You are enough. It's amazing how difficult those words are to say. If I could look at my life, and at all the issues I have created for myself (for, I firmly believe we are the authors of our own misfortunes), the whole thing boils down to my inability to believe this simple statement. Deep within myself, I feel I will never, ever be enough, for myself or for anyone else, and I fight this battle to do more, to be more, to be smarter, stronger, thinner, cleverer, prettier, sexier, funnier. My inadequacies run like a vein of quartz through my character and feed into every area of my life. Didn't get asked out by that guy? Obviously you're not interesting enough, or attractive enough. Didn't get contacted about that opportunity? Obviously you're not talented enough. Feel alone? Obviously, you're unworthy of having friends.

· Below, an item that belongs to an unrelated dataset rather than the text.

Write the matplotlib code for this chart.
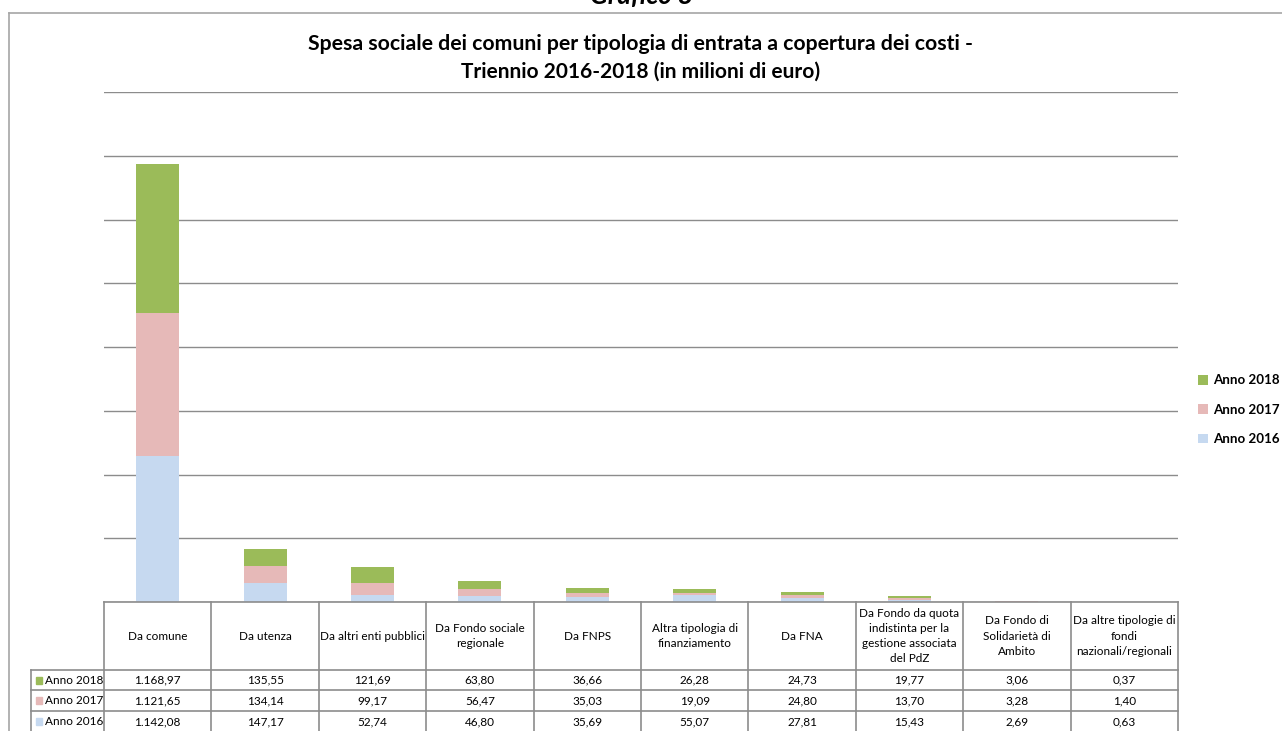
import numpy as np
import matplotlib
matplotlib.use('Agg')
import matplotlib.pyplot as plt
from matplotlib.lines import Line2D
from matplotlib.patches import Rectangle

categories = ['Da comune', 'Da utenza', 'Da altri enti pubblici',
              'Da Fondo sociale\nregionale', 'Da FNPS',
              'Altra tipologia di\nfinanziamento', 'Da FNA',
              'Da Fondo da quota\nindistinta per la\ngestione associata\ndel PdZ',
              'Da Fondo di\nSolidarietà di\nAmbito',
              'Da altre tipologie di\nfondi\nnazionali/regionali']
anno_2018 = [1168.97, 135.55, 121.69, 63.80, 36.66, 26.28, 24.73, 19.77, 3.06, 0.37]
anno_2017 = [1121.65, 134.14, 99.17, 56.47, 35.03, 19.09, 24.80, 13.70, 3.28, 1.40]
anno_2016 = [1142.08, 147.17, 52.74, 46.80, 35.69, 55.07, 27.81, 15.43, 2.69, 0.63]
colors = {'Anno 2018': '#9bbb59', 'Anno 2017': '#e6b9b8', 'Anno 2016': '#c6d9f0'}

W, H = 1282, 731
GRID = '#8c8c8c'
plt.rcParams['font.family'] = ['Lato', 'DejaVu Sans']


def fmt_it(v):
    """ italian number format: 1.168,97 """
    s = f'{v:,.2f}'
    return s.replace(',', 'X').replace('.', ',').replace('X', '.')


fig = plt.figure(figsize=(W / 100, H / 100), dpi=100)

# outer chart frame (runs off the right / bottom edge)
fig.add_artist(Line2D([9 / W, 9 / W], [0, 1 - 13 / H], color='#a6a6a6', lw=1.2, transform=fig.transFigure))
fig.add_artist(Line2D([9 / W, 1], [1 - 13 / H, 1 - 13 / H], color='#a6a6a6', lw=1.2, transform=fig.transFigure))

# page caption above the frame, partly cut off in the original as well
fig.text(0.5, 1 - 4 / H, 'Grafico 8', ha='center', va='baseline', fontsize=19,
         fontweight='bold', style='italic')
fig.text(0.5, 1 - 44 / H, 'Spesa sociale dei comuni per tipologia di entrata a copertura dei costi -',
         ha='center', va='center', fontsize=15.3, fontweight='bold')
fig.text(0.5, 1 - 72 / H, 'Triennio 2016-2018 (in milioni di euro)',
         ha='center', va='center', fontsize=15, fontweight='bold')

# bar chart
left_px, right_px, top_px, base_px = 104, 1178, 92, 602
ax = fig.add_axes([left_px / W, 1 - base_px / H, (right_px - left_px) / W, (base_px - top_px) / H])
x = np.arange(len(categories))
bottom = np.zeros(len(categories))
for name, vals in [('Anno 2016', anno_2016), ('Anno 2017', anno_2017), ('Anno 2018', anno_2018)]:
    ax.bar(x, vals, bottom=bottom, width=0.4, color=colors[name], label=name, zorder=3)
    bottom += np.array(vals)
ax.set_xlim(-0.5, len(categories) - 0.5)
ax.set_ylim(0, 4000)
ax.set_yticks(np.arange(0, 4001, 500))
ax.yaxis.grid(True, color=GRID, lw=1.0, zorder=0)
ax.tick_params(left=False, bottom=False, labelleft=False, labelbottom=False)
for s in ax.spines.values():
    s.set_visible(False)

handles, labels = ax.get_legend_handles_labels()
leg = ax.legend(handles[::-1], labels[::-1], loc='center left', bbox_to_anchor=(1.019, 0.377),
                frameon=False, prop={'weight': 'bold', 'size': 9.6}, borderpad=0, borderaxespad=0,
                handlelength=0.75, handleheight=0.75, handletextpad=0.35, labelspacing=1.3)

# data table
tab_left = 31
unit = (right_px - left_px) / len(categories)
xmin = -0.5 - (left_px - tab_left) / unit
tab = fig.add_axes([tab_left / W, 0, (right_px - tab_left) / W, (H - base_px) / H])
tab.set_xlim(xmin, len(categories) - 0.5)
tab.set_ylim(H - base_px, 0)
tab.axis('off')

head_bot = 68
row_lines = [68, 88, 109, 130]
lc = '#8c8c8c'
tab.plot([-0.5, len(categories) - 0.5], [0, 0], color=lc, lw=1.2, clip_on=False)
for yl in row_lines[:-1]:
    tab.plot([xmin, len(categories) - 0.5], [yl, yl], color=lc, lw=1.2, clip_on=False)
for i in range(len(categories) + 1):
    tab.plot([i - 0.5, i - 0.5], [0, 130], color=lc, lw=1.2, clip_on=False)
tab.plot([xmin, xmin], [head_bot, 130], color=lc, lw=1.2, clip_on=False)

for i, cat in enumerate(categories):
    tab.text(i, head_bot / 2, cat, ha='center', va='center', fontsize=8.5, linespacing=1.45)

rows = [('Anno 2018', anno_2018), ('Anno 2017', anno_2017), ('Anno 2016', anno_2016)]
for r, (name, vals) in enumerate(rows):
    yc = (row_lines[r] + row_lines[r + 1]) / 2
    tab.add_patch(Rectangle((xmin + 0.045, yc - 3.5), 0.06, 7, color=colors[name], clip_on=False))
    tab.text(xmin + 0.13, yc, name, ha='left', va='center', fontsize=8.5)
    for i, v in enumerate(vals):
        tab.text(i, yc, fmt_it(v), ha='center', va='center', fontsize=8.5)

fig.savefig('out.png', dpi=100)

Now, I know how unhealthy the above statements are, and that they're inherently untrue. If a guy isn't interested in me, it's got more to do with him than it has to do with me. If I get passed over for an opportunity, there are a hundred factors in the decision I'll never know. But, it has always been my internal monologue to blame my unhappiness on the fact that I am not enough for anyone.

TED is a pretty cool idea, even if it does cost thousands of dollars to attend in person. All the talks end up online, so it really is fairly easy to benefit from the people who speak there, even if you're not rich. A friend of mine posted a link to this talk on Facebook, and there were several lightbulb moments for me within. I know there are people who would consider me courageous, but I don't really have the kind of courage described in the talk: the courage to be vulnerable. If I did, I wouldn't be so discontent with my life.

Dear readers: say "I love you" first. Do something in front of others that might make you look silly, and do it with gusto. Live with your whole heart. Embrace your vulnerability. Know that you are enough.

I will keep trying to open myself up and live authentically. I want so desperately to be known, to be seen . . . I just have to let people see me.